# Weekend at St. Simons Success



## Wjackson11x (Mar 27, 2017)

We made the 4.5 hour ride Friday evening to fish all day Saturday.  Put in at St. Simons Marina and headed out towards sea island.  We found some rocks near the golf course and started fishing.

We caught a few keeper reds, a couple flounder, several black drum, and of course a few sharks further off the bank.  

This was the maiden voyage for my boat in the salt and I was pleased how she handled the chop and strong tide.  The Motorguide Xi5 GPS is a gamechanger!

We also got to watch the air show while we fished.  Just an added bonus seeing the Blue Angels 

Here are some pics of the day, enjoy.


----------



## Jimmy Lee Armel (Mar 27, 2017)

Awesome pics!


----------



## tsharp (Mar 27, 2017)

Love the pictures and great catch.


----------



## brown518 (Mar 27, 2017)

Very nice!!


----------



## Sharkfighter (Mar 27, 2017)

way to break the boat in to the salt!!!!


----------



## Dozerz (Mar 28, 2017)

Those look to be some really nice black drum


----------



## Wjackson11x (Mar 28, 2017)

The drum were good size, only caught one under limit.  They were good eating that night at the restaurant!


----------



## dawgwatch (Mar 28, 2017)

nice job...


----------



## AllTerrainAngler (Mar 29, 2017)

Great fish and nice boat! 

Also how much does it run for them to drop the boat in?


----------



## Wjackson11x (Mar 29, 2017)

AllTerrainAngler said:


> Great fish and nice boat!
> 
> Also how much does it run for them to drop the boat in?



Thank you Buddy!
$16 to put in and out. I figure not too bad to keep my trailer out of the salt and to not fight the current at the local ramp


----------



## patrickonasis (Mar 30, 2017)

Going forward I wouldn't be so specific about where I caught fish at on here if you know what I mean.


----------



## Wjackson11x (Mar 30, 2017)

Mehh, I don't mind sharing my catch or where.  It's not that big of a secret.  If I was a local and had spots or chartered, that would be one thing.  If someone catches fish because of the info I provided, then good for them.  They'll have as much fun as I did!


----------



## ssramage (Mar 31, 2017)

Wjackson11x said:


> Mehh, I don't mind sharing my catch or where.  It's not that big of a secret.  If I was a local and had spots or chartered, that would be one thing.  If someone catches fish because of the info I provided, then good for them.  They'll have as much fun as I did!

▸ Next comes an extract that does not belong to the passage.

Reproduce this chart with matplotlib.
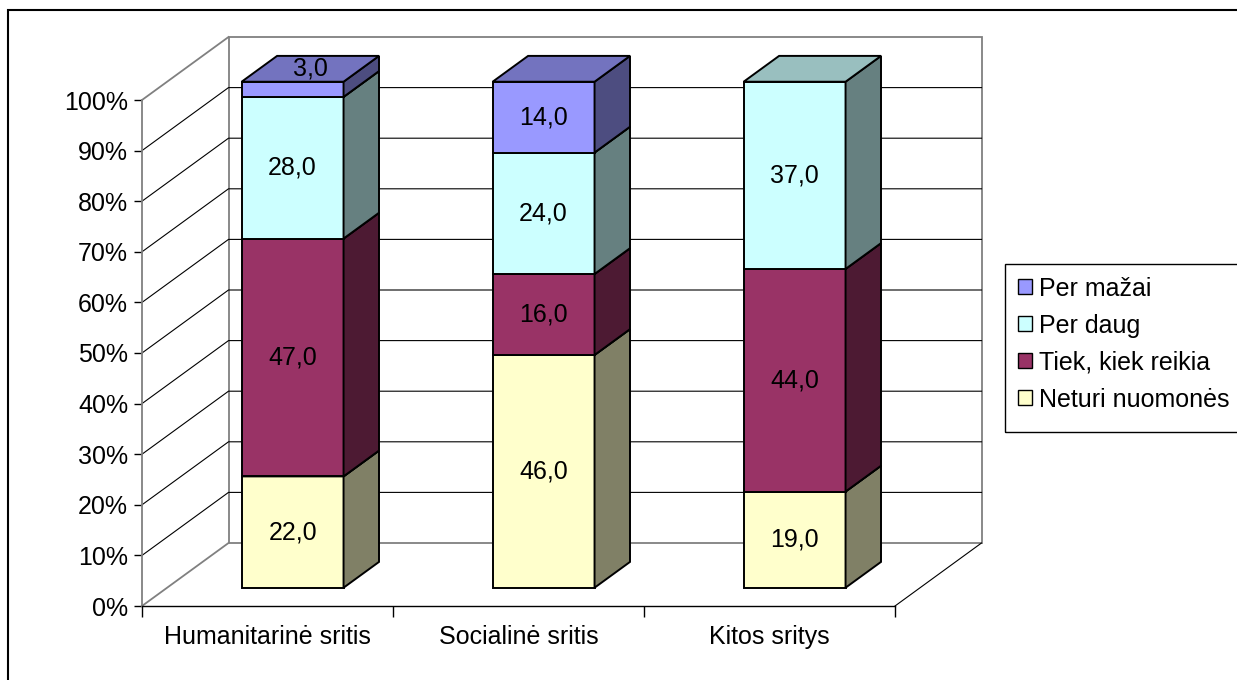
import matplotlib
matplotlib.use("Agg")
import matplotlib.pyplot as plt
from matplotlib.patches import Polygon, Rectangle, Patch
from matplotlib.ticker import FuncFormatter

plt.rcParams['font.family'] = ['Liberation Sans', 'DejaVu Sans']

categories = ['Humanitarinė sritis', 'Socialinė sritis', 'Kitos sritys']
series_names = ['Neturi nuomonės', 'Tiek, kiek reikia', 'Per daug', 'Per mažai']
neturi_nuomones = [22.0, 46.0, 19.0]
tiek_kiek_reikia = [47.0, 16.0, 44.0]
per_daug = [28.0, 24.0, 37.0]
per_mazai = [3.0, 14.0, 0.0]
series_values = [neturi_nuomones, tiek_kiek_reikia, per_daug, per_mazai]
front_colors = ['#FFFFCC', '#993366', '#CCFFFF', '#9999FF']

# oblique "3D" look: depth offset of the back wall in data units
DX = 86.5 / 753 * 3
DY = 63 / 506 * 100
D0, D1 = 0.29, 0.70      # bar depth span (fraction of wall depth)
BAR_W = 0.406


def shade(hex_color, k):
    c = matplotlib.colors.to_rgb(hex_color)
    return tuple(v * k for v in c)


def proj(x, y, d):
    return (x + d * DX, y + d * DY)


fig = plt.figure(figsize=(12.37, 6.8), dpi=100)
ax = fig.add_axes([142 / 1237, 74 / 680, 753 / 1237, 506 / 680])
ax.set_xlim(0, 3)
ax.set_ylim(0, 100)
ax.patch.set_visible(False)

n_cat = len(categories)
gray = '#808080'

# back wall
wall = Polygon([proj(0, 0, 1), proj(n_cat, 0, 1), proj(n_cat, 100, 1), proj(0, 100, 1)],
               closed=True, facecolor='white', edgecolor=gray, lw=1.3, clip_on=False, zorder=1)
ax.add_patch(wall)

# gridlines on back and side wall
for v in range(10, 100, 10):
    x0, y0 = proj(0, v, 0)
    x1, y1 = proj(0, v, 1)
    x2, y2 = proj(n_cat, v, 1)
    ax.plot([x0, x1, x2], [y0, y1, y2], color='black', lw=0.8, clip_on=False, zorder=2)

for v in (0, 100):
    x0, y0 = proj(0, v, 0)
    x1, y1 = proj(0, v, 1)
    ax.plot([x0, x1], [y0, y1], color=gray, lw=1.3, clip_on=False, zorder=2)

x0, y0 = proj(n_cat, 0, 0)
x1, y1 = proj(n_cat, 0, 1)
ax.plot([x0, x1], [y0, y1], color='black', lw=0.8, clip_on=False, zorder=2)

# stacked 3D bars
for i in range(n_cat):
    xl = i + 0.5 - BAR_W / 2
    xr = i + 0.5 + BAR_W / 2
    bottom = 0.0
    for s, vals in enumerate(series_values):
        v = vals[i]
        if v <= 0:
            continue
        top = bottom + v
        col = front_colors[s]
        front = [proj(xl, bottom, D0), proj(xr, bottom, D0), proj(xr, top, D0), proj(xl, top, D0)]
        side = [proj(xr, bottom, D0), proj(xr, bottom, D1), proj(xr, top, D1), proj(xr, top, D0)]
        topf = [proj(xl, top, D0), proj(xr, top, D0), proj(xr, top, D1), proj(xl, top, D1)]
        for pts, fc in ((front, col), (side, shade(col, 0.5)), (topf, shade(col, 0.75))):
            ax.add_patch(Polygon(pts, closed=True, facecolor=fc, edgecolor='black',
                                 lw=1.4, joinstyle='miter', clip_on=False, zorder=3 + s))
        if v < 5:
            tx, ty = proj(i + 0.5, top, (D0 + D1) / 2)
        else:
            tx, ty = proj(i + 0.5, bottom + v / 2, D0)
        ax.text(tx, ty, f'{v:.1f}'.replace('.', ','), ha='center', va='center',
                fontsize=18, zorder=10, clip_on=False)
        bottom = top

# axes styling
for side_name in ('top', 'right'):
    ax.spines[side_name].set_visible(False)
ax.spines['left'].set_color(gray)
ax.spines['left'].set_linewidth(1.3)
ax.spines['bottom'].set_color('black')
ax.spines['bottom'].set_linewidth(1.0)
ax.spines['left'].set_zorder(2)

ax.set_yticks(range(0, 101, 10))
ax.yaxis.set_major_formatter(FuncFormatter(lambda v, p: f'{int(v)}%'))
ax.tick_params(axis='y', direction='out', length=6, width=1, colors='black',
               labelsize=18, pad=4)

ax.set_xticks(range(n_cat + 1))
ax.set_xticklabels([])
ax.set_xticks([i + 0.5 for i in range(n_cat)], minor=True)
ax.set_xticklabels(categories, minor=True)
ax.tick_params(axis='x', which='major', direction='out', length=8, width=1)
ax.tick_params(axis='x', which='minor', length=0, labelsize=18, pad=14)

# legend (frame drawn separately, it runs past the right edge)
handles = [Patch(facecolor=front_colors[s], edgecolor='black', lw=1.0, label=series_names[s])
           for s in reversed(range(len(series_names)))]
leg = fig.legend(handles=handles, loc='upper left',
                 bbox_to_anchor=(1005 / 1237, 1 - 264 / 680), fontsize=18,
                 frameon=False, handlelength=0.55, handleheight=0.55, handletextpad=0.3,
                 labelspacing=0.52, borderpad=0.51, borderaxespad=0)
fig.add_artist(Rectangle((1005 / 1237, 1 - 432 / 680), 0.3, 168 / 680,
                         transform=fig.transFigure, fill=False, edgecolor='black', lw=1.0))

# chart area border
fig.add_artist(Rectangle((8 / 1237, -0.05), 1.1, 1.05 - 10 / 680, transform=fig.transFigure,
                         fill=False, edgecolor='black', lw=1.5))

fig.savefig('out.png', dpi=100)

Yeah but you shared pictures of the ONLY spot with fish in St Simons... No need for anyone reading this thread to go anywhere else except this spot.

Nice catches.


----------



## The black stick of death (Mar 31, 2017)

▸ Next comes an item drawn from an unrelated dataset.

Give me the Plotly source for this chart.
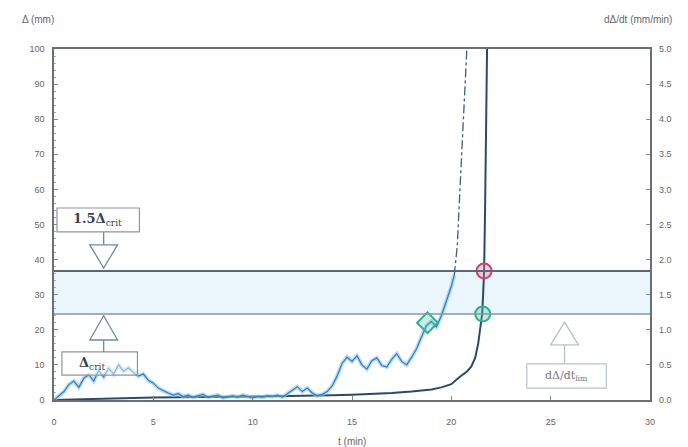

You guys that try to hide your spots are just selfish losers


----------



## shallowminded (Mar 31, 2017)

Wjackson11x said:


> Mehh, I don't mind sharing my catch or where.  It's not that big of a secret.  If I was a local and had spots or chartered, that would be one thing.  If someone catches fish because of the info I provided, then good for them.  They'll have as much fun as I did!



Like your attitude!  Great trip - tough to say what the best part was. Thanks for the post.


----------



## patrickonasis (Mar 31, 2017)

Black Stick a lot people here put in countless hours on the water which also equates to money so that when they do go fishing they can better their odds of bringing home a mess of fish. Personally I've  been fishing and while hooked up with a nice red had a boat come over and mark the spot on their unit!So all this time I've been putting in the work to find my own fish which is very gratifying and a challenge in itself,have someone come up and mark the spot that I would have liked to have kept a lid on,Only to find out that I'm the "selfish loser"!Wow Unbelievable


----------



## Riplukelee (Mar 31, 2017)

I found a few of my own spots and gotten a few from people on this website. Nothing wrong with sharing. There's enough fish out there for everyone. Chances are we drive right by somebody else's honey hole every time we're on the water.


----------



## patrickonasis (Mar 31, 2017)

Rip your right,there isn't anything wrong with sharing if that's what you choose to do,but if you chose not to I would fully understand and I surely wouldn't think of you as a selfish loser!I don't know maybe I just like the challenge of finding my own rather than pulling up to someone else's drop.Kinda like earning your own money over a hand out.Just more rewarding to me but I'm old school.


----------



## brown518 (Apr 1, 2017)

Got that right!





Riplukelee said:


> I found a few of my own spots and gotten a few from people on this website. Nothing wrong with sharing. There's enough fish out there for everyone. Chances are we drive right by somebody else's honey hole every time we're on the water.


----------



## Wjackson11x (Apr 4, 2017)

Everybody has their own opinion I guess.  I just like to see people enjoy the outdoors and if that means telling them where to go fish, well then so be it.  I understand that some folks spend a lot of time and money to find good spots.  Nothing wrong with keeping "your spots" secret. 

We had a good time and I hope someone else has a good time catching fish, especially if they have youngsters like myself.  I will be taking my kids next time we go.  I hope everyone doesn't catch all of the fish in that spot


----------